The most plausible resolution to me right now seems to be a convergence on testosterone standards (in some sports) under which both trans- and cis- women can compete fairly, while excluding most cis-men, doping (cheating) athletes and athletes with rare medical conditions that might give them an unfair advantage. The widespread availability of hormone treatments also means any excessive innate biochemical advantage can be treated and reversed, if desired. Such tests would be simple for professional sports to apply, while amateur sports (where widespread blood testing might be infeasible) could continue to rely on gender as a low-cost proxy.

Gender rules

Once we accept the proposition that ‘gender is real’, we can subject it to serious criticism and debate. Many people - both cis and trans - are at ease with their gender roles; others think gender hierarchies should be deconstructed and rebuilt in more fluid or egalitarian ways; others are simply gender abolitionists, believing that all social norms, rules and behaviours based on stereotyped characteristics should be abolished entirely. All of these arguments and propositions are prima facie valid, because social structures can be remade by social beings however we’re able. Sex essentialists would take all these options from us, because they reduce behaviour to fixed biological traits that cannot be changed.

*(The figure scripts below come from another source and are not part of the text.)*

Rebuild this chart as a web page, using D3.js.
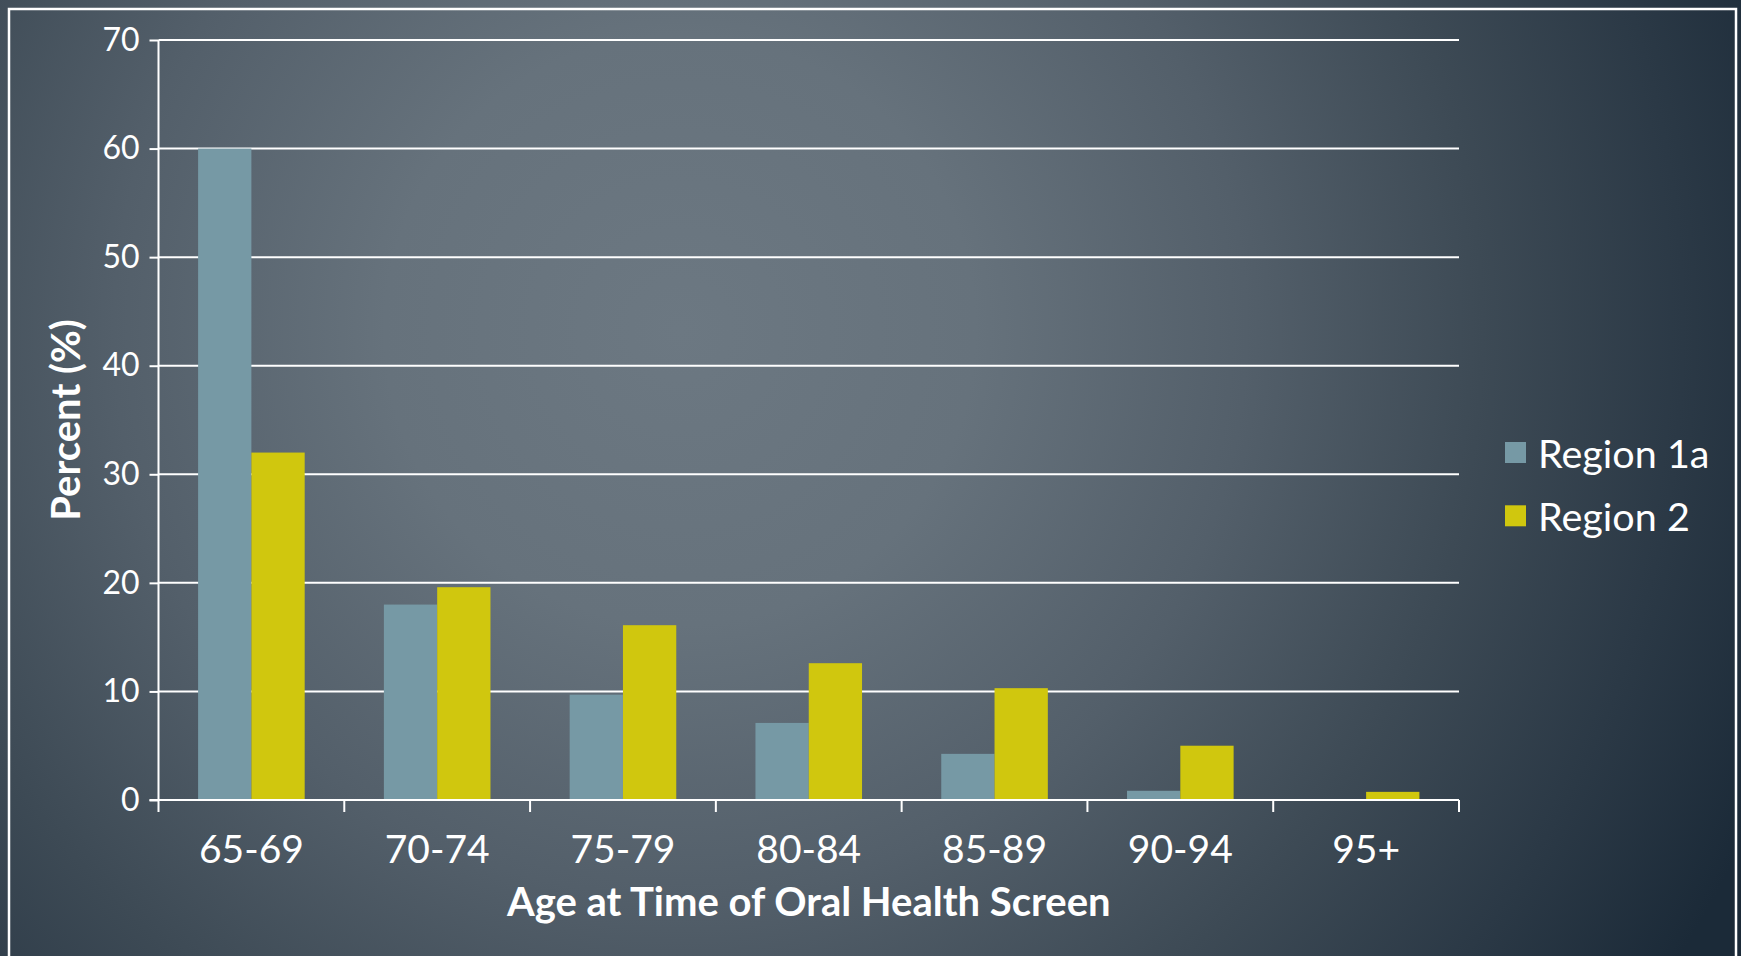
<!DOCTYPE html>
<html>
<head>
<meta charset="utf-8">
<script src="https://cdn.jsdelivr.net/npm/d3@7"></script>
<style>
  html, body { margin: 0; padding: 0; background: #1f2d3b; }
  svg { display: block; }
  text { font-family: Lato, "Open Sans", sans-serif; fill: #ffffff; }
</style>
</head>
<body>
<svg id="chart" width="1741" height="956"></svg>
<script>
// Age groups at time of the oral health screen
const ageGroups = ["65-69", "70-74", "75-79", "80-84", "85-89", "90-94", "95+"];
const seriesNames = ["Region 1a", "Region 2"];
// Percent of screened residents in each age group
const region1a = [60, 18, 9.7, 7.1, 4.25, 0.85, 0];
const region2  = [32, 19.6, 16.1, 12.6, 10.3, 5, 0.75];
const yTickValues = [0, 10, 20, 30, 40, 50, 60, 70];
const seriesColors = ["#7699a5", "#d0c70e"];

const W = 1741, H = 956;
const svg = d3.select("#chart");

// backdrop: soft slate glow fading to dark navy
const defs = svg.append("defs");
const grad = defs.append("radialGradient")
  .attr("id", "bg")
  .attr("gradientUnits", "userSpaceOnUse")
  .attr("cx", 680).attr("cy", 330).attr("r", 1180);
[[0, "#6c7882"], [0.25, "#66727c"], [0.48, "#535f6a"], [0.68, "#3d4a55"], [0.85, "#2b3946"], [1, "#1b2a38"]]
  .forEach(([o, c]) => grad.append("stop").attr("offset", o).attr("stop-color", c));
svg.append("rect").attr("width", W).attr("height", H).attr("fill", "url(#bg)");

// slide frame
svg.append("rect")
  .attr("x", 9).attr("y", 9).attr("width", 1727).attr("height", 1000)
  .attr("fill", "none").attr("stroke", "#ffffff").attr("stroke-width", 2.5);

const plot = { left: 158.5, right: 1459, top: 40, bottom: 800 };

const x = d3.scaleBand().domain(ageGroups).range([plot.left, plot.right]).padding(0);
const xs = d3.scaleBand().domain(seriesNames).range([0, x.bandwidth()])
  .paddingInner(0).paddingOuter(0.743);
const y = d3.scaleLinear().domain([0, 70]).range([plot.bottom, plot.top]);

// horizontal gridlines
svg.append("g").selectAll("line")
  .data(yTickValues.filter(v => v > 0))
  .join("line")
  .attr("x1", plot.left).attr("x2", plot.right)
  .attr("y1", d => y(d)).attr("y2", d => y(d))
  .attr("stroke", "#ffffff").attr("stroke-width", 2);

// bars
const rows = ageGroups.map((g, i) => ({ group: g, values: [region1a[i], region2[i]] }));
const groups = svg.append("g").selectAll("g")
  .data(rows).join("g")
  .attr("transform", d => `translate(${x(d.group)},0)`);
groups.selectAll("rect")
  .data(d => d.values.map((v, k) => ({ name: seriesNames[k], value: v, k })))
  .join("rect")
  .attr("x", d => xs(d.name))
  .attr("width", xs.bandwidth())
  .attr("y", d => y(d.value))
  .attr("height", d => y(0) - y(d.value))
  .attr("fill", d => seriesColors[d.k]);

// y axis
const yAxis = svg.append("g")
  .attr("transform", `translate(${plot.left},0)`)
  .call(d3.axisLeft(y).tickValues(yTickValues).tickSize(9).tickPadding(10).tickSizeOuter(0));
yAxis.select(".domain").remove();
yAxis.selectAll(".tick line").attr("stroke", "#ffffff").attr("stroke-width", 2);
yAxis.selectAll(".tick text")
  .attr("fill", "#ffffff").style("font-size", "32px").style("font-family", "Lato, sans-serif");
svg.append("line")
  .attr("x1", plot.left).attr("x2", plot.left)
  .attr("y1", plot.top).attr("y2", plot.bottom + 12)
  .attr("stroke", "#ffffff").attr("stroke-width", 2);

// x axis line with ticks at category boundaries
svg.append("line")
  .attr("x1", plot.left - 9).attr("x2", plot.right)
  .attr("y1", y(0)).attr("y2", y(0))
  .attr("stroke", "#ffffff").attr("stroke-width", 2);
const bounds = ageGroups.map(g => x(g)).concat([x.range()[1]]);
svg.append("g").selectAll("line")
  .data(bounds.slice(1))
  .join("line")
  .attr("x1", d => d).attr("x2", d => d)
  .attr("y1", y(0)).attr("y2", y(0) + 12)
  .attr("stroke", "#ffffff").attr("stroke-width", 2);

// category labels
svg.append("g").selectAll("text")
  .data(ageGroups)
  .join("text")
  .attr("x", d => x(d) + x.bandwidth() / 2)
  .attr("y", 863)
  .attr("text-anchor", "middle")
  .style("font-size", "39px")
  .text(d => d);

// axis titles
svg.append("text")
  .attr("x", (plot.left + plot.right) / 2)
  .attr("y", 916)
  .attr("text-anchor", "middle")
  .style("font-size", "40px").style("font-weight", "bold")
  .text("Age at Time of Oral Health Screen");

svg.append("text")
  .attr("transform", `translate(80,${(plot.top + plot.bottom) / 2}) rotate(-90)`)
  .attr("text-anchor", "middle")
  .style("font-size", "40px").style("font-weight", "bold")
  .text("Percent (%)");

// legend
const legend = svg.append("g").attr("transform", "translate(1505,442)");
const item = legend.selectAll("g").data(seriesNames).join("g")
  .attr("transform", (d, i) => `translate(0,${i * 63.3})`);
item.append("rect").attr("width", 21).attr("height", 21)
  .attr("fill", (d, i) => seriesColors[i]);
item.append("text").attr("x", 33).attr("y", 25.5)
  .style("font-size", "39.5px").text(d => d);
</script>
</body>
</html>
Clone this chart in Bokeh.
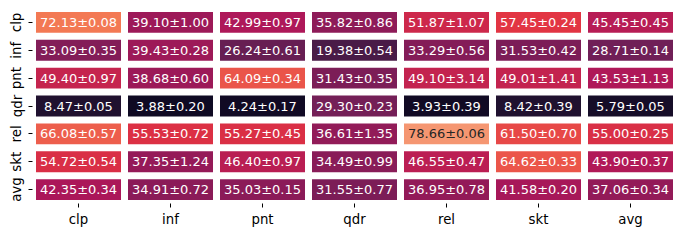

Nowhere is the debate between sex essentialists and gender realists less productive than when it comes to ‘women’s spaces’ such as bathrooms, refuges and prisons. The radical argument that everyone with a penis poses a threat to everyone with a vagina at all times makes sense within the gender critical framework, but appears puritanical and impractical as a guide to public policy to most people. On the other hand, gender realists argue that violence against women is a product of patriarchy - toxic socialisation which causes male-identified individuals to feel entitled to have access to or control women’s bodies. Whenever people in womens’ spaces - either cis or trans - are identified as predators then those individuals should be treated as the criminals they are, and sanctioned on the basis of their behaviour, not their identity or gender performance.

These are sometimes difficult questions. But when lay people appear uncertain or uncomfortable about these issues, and become susceptible to gender critical propaganda, it’s likely not because their instinctive beliefs about sex and gender are being called into question. It’s because they don’t know - and likely have never even thought before - about how those beliefs should apply in particular edge cases. That’s totally normal. But the propagandandist exploits that ambiguity and uncertainty to drive a wedge between people and their beliefs, whereas the activist is there to help and guide the public through unfamiliar terrain.